Lonely Pixel II

Lonely Pixel II

What is this problem about?

The Lonely Pixel II coding problem is a step up in complexity from its predecessor. You are again given a 2D matrix of 'B' (black) and 'W' (white) pixels, along with an integer target N. A black pixel at (row, col) is now considered "lonely" under strict, multi-layered conditions: First, its row must contain exactly N black pixels. Second, its column must contain exactly N black pixels. Third, and most challengingly, for every other row that has a black pixel in this exact same column, that row must be completely identical to our starting row.

Why is this asked in interviews?

Interviewers ask this question to evaluate your ability to handle complex logical constraints and data modeling. While the first variation only required simple counting, this problem demands that you compare entire rows of a matrix efficiently. It tests your skills with Hash Tables, String manipulation (for row hashing), and Matrix traversal, revealing if you can write clean, modular code when the rules get complicated.

Algorithmic pattern used

This problem utilizes Hashing and Counting. To efficiently compare if entire rows are identical, you can convert each row into a string (or tuple) representation and use it as a key in a Hash Table, keeping track of how many times that exact row pattern appears. You also use 1D arrays to track the count of 'B's in each column. By combining these precomputed counts and hashes, you can evaluate the complex conditions in optimal time.

Example explanation

Imagine a matrix with target N = 2:

Row 0: W B W B
Row 1: W B W B
Row 2: B W W W

First, we map the string representation of rows:

• "WBWB" appears 2 times.
• "BWWW" appears 1 time. We also count 'B's per column: Col 0 has 1, Col 1 has 2, Col 2 has 0, Col 3 has 2.

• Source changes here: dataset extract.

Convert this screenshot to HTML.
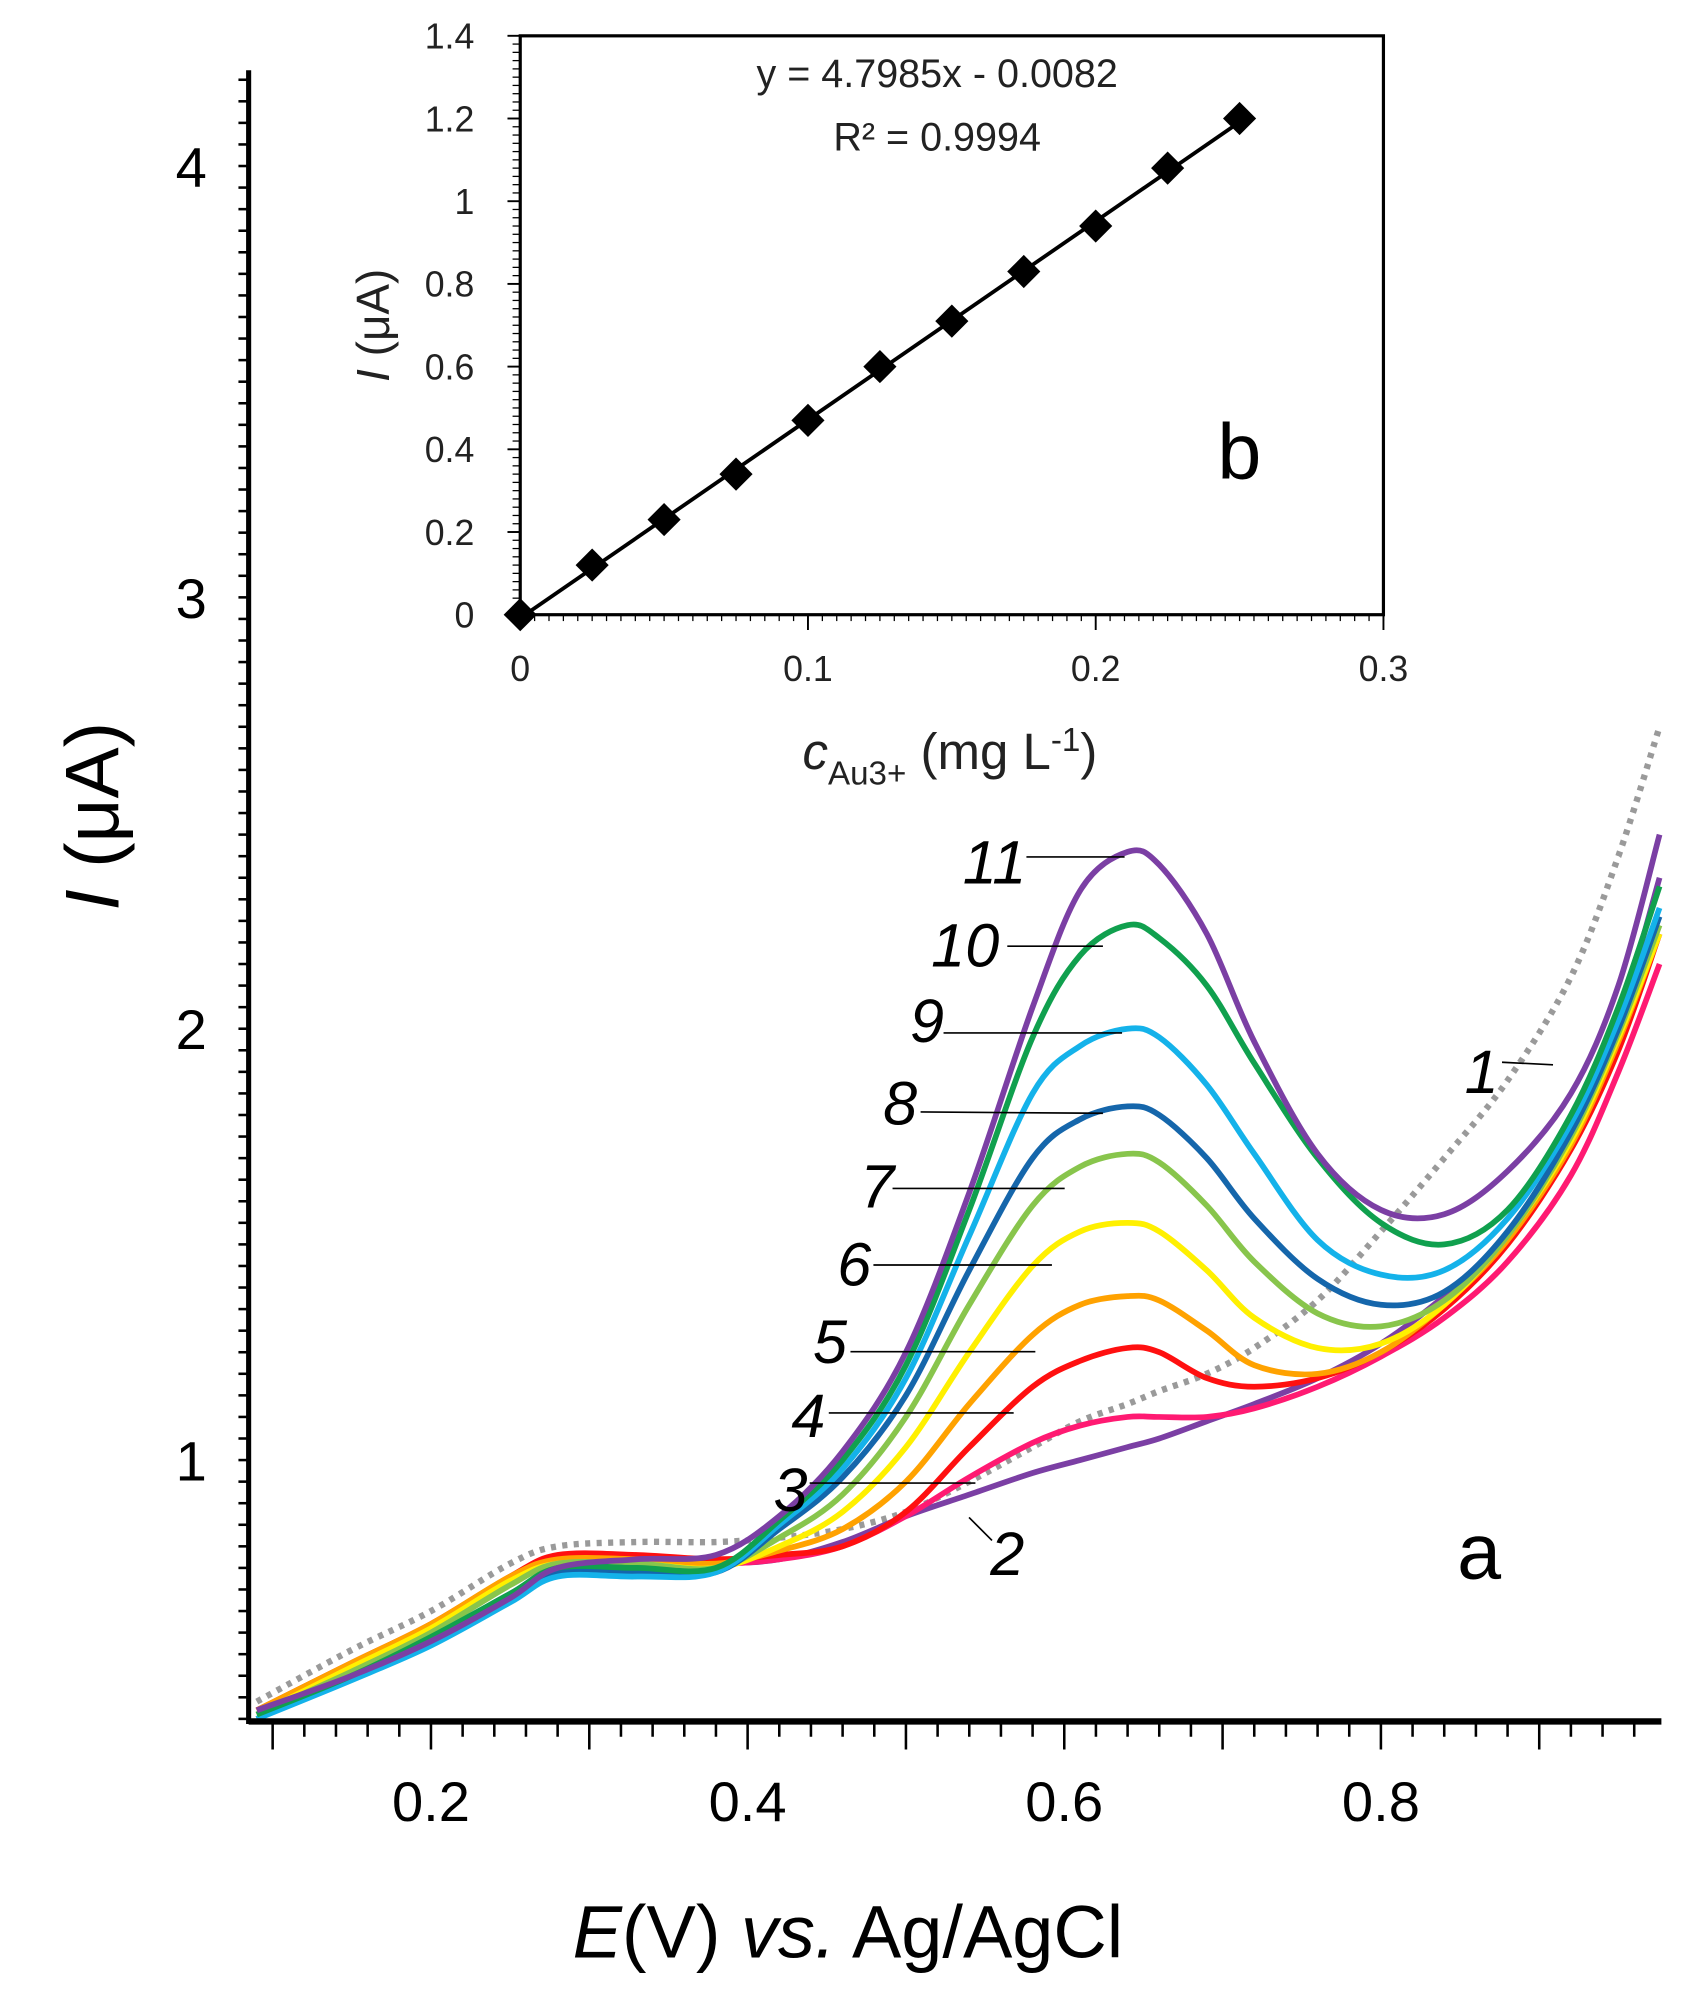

Let's check the 'B' at (0, 1):

• Does Row 0 have N (2) black pixels? Yes.
• Does Col 1 have N (2) black pixels? Yes.
• Are all rows that have a 'B' in Col 1 identical to Row 0? The hash map tells us that the row pattern "WBWB" occurs exactly 2 times. Since Col 1 has 2 'B's, and both belong to this exact row pattern, the condition holds! This 'B' is lonely.

Common mistakes candidates make

Candidates often fail to realize that comparing arrays element-by-element repeatedly will cause a massive performance hit. Brute-forcing the row-matching condition leads to messy, deeply nested code. Another trap is misinterpreting the third condition—candidates sometimes try to check every single row in the matrix rather than just the rows that share a 'B' in the current column.

Interview preparation tip

When dealing with the Lonely Pixel II interview pattern or similar matrix grouping problems, practice serializing arrays into strings so they can be hashed. By grouping identical rows into a dictionary mapping RowString -> Count, you can eliminate manual row-to-row comparisons, making your logic vastly simpler and your execution time much faster.